Objective:
Transcribe the listing that follows in full, omitting pictures.

Supplied data:
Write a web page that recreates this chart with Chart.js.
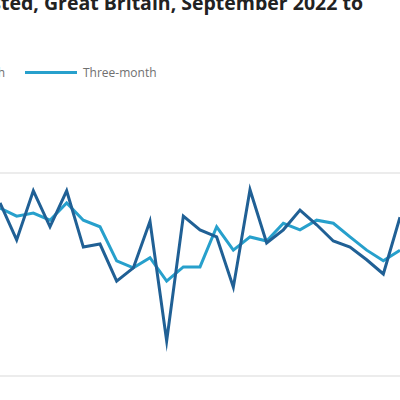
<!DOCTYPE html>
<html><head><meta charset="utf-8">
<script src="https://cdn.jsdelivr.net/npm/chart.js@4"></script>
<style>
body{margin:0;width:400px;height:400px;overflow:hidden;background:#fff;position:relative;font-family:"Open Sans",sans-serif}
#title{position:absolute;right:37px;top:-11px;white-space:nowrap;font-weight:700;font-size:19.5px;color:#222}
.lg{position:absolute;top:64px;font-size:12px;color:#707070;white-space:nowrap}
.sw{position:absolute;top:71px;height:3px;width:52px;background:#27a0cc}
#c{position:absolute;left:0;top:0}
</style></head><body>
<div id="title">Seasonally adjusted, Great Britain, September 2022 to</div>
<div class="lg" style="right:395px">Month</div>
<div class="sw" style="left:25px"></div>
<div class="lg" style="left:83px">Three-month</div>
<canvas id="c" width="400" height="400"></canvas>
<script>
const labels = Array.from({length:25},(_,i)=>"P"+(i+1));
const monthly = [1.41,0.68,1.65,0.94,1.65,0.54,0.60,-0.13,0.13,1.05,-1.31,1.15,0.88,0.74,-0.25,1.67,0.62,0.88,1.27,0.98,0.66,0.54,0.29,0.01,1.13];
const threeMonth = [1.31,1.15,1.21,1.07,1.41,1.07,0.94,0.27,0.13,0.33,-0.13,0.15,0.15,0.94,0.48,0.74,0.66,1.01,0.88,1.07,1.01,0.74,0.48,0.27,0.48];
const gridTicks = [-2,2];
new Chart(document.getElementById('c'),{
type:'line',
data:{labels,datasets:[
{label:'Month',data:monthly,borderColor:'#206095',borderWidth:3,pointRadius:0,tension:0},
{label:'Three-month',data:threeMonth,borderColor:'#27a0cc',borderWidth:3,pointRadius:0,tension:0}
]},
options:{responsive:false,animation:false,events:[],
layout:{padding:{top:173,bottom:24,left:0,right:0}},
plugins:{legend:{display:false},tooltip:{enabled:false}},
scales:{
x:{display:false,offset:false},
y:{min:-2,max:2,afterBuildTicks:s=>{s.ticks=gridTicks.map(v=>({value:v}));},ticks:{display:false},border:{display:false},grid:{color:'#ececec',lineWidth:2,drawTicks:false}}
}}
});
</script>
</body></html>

In response:
Write a web page that recreates this chart with Chart.js.
<!DOCTYPE html>
<html><head><meta charset="utf-8">
<script src="https://cdn.jsdelivr.net/npm/chart.js@4"></script>
<style>
body{margin:0;width:400px;height:400px;overflow:hidden;background:#fff;position:relative;font-family:"Open Sans",sans-serif}
#title{position:absolute;right:37px;top:-11px;white-space:nowrap;font-weight:700;font-size:19.5px;color:#222}
.lg{position:absolute;top:64px;font-size:12px;color:#707070;white-space:nowrap}
.sw{position:absolute;top:71px;height:3px;width:52px;background:#27a0cc}
#c{position:absolute;left:0;top:0}
</style></head><body>
<div id="title">Seasonally adjusted, Great Britain, September 2022 to</div>
<div class="lg" style="right:395px">Month</div>
<div class="sw" style="left:25px"></div>
<div class="lg" style="left:83px">Three-month</div>
<canvas id="c" width="400" height="400"></canvas>
<script>
const labels = Array.from({length:25},(_,i)=>"P"+(i+1));
const monthly = [1.41,0.68,1.65,0.94,1.65,0.54,0.60,-0.13,0.13,1.05,-1.31,1.15,0.88,0.74,-0.25,1.67,0.62,0.88,1.27,0.98,0.66,0.54,0.29,0.01,1.13];
const threeMonth = [1.31,1.15,1.21,1.07,1.41,1.07,0.94,0.27,0.13,0.33,-0.13,0.15,0.15,0.94,0.48,0.74,0.66,1.01,0.88,1.07,1.01,0.74,0.48,0.27,0.48];
const gridTicks = [-2,2];
new Chart(document.getElementById('c'),{
type:'line',
data:{labels,datasets:[
{label:'Month',data:monthly,borderColor:'#206095',borderWidth:3,pointRadius:0,tension:0},
{label:'Three-month',data:threeMonth,borderColor:'#27a0cc',borderWidth:3,pointRadius:0,tension:0}
]},
options:{responsive:false,animation:false,events:[],
layout:{padding:{top:173,bottom:24,left:0,right:0}},
plugins:{legend:{display:false},tooltip:{enabled:false}},
scales:{
x:{display:false,offset:false},
y:{min:-2,max:2,afterBuildTicks:s=>{s.ticks=gridTicks.map(v=>({value:v}));},ticks:{display:false},border:{display:false},grid:{color:'#ececec',lineWidth:2,drawTicks:false}}
}}
});
</script>
</body></html>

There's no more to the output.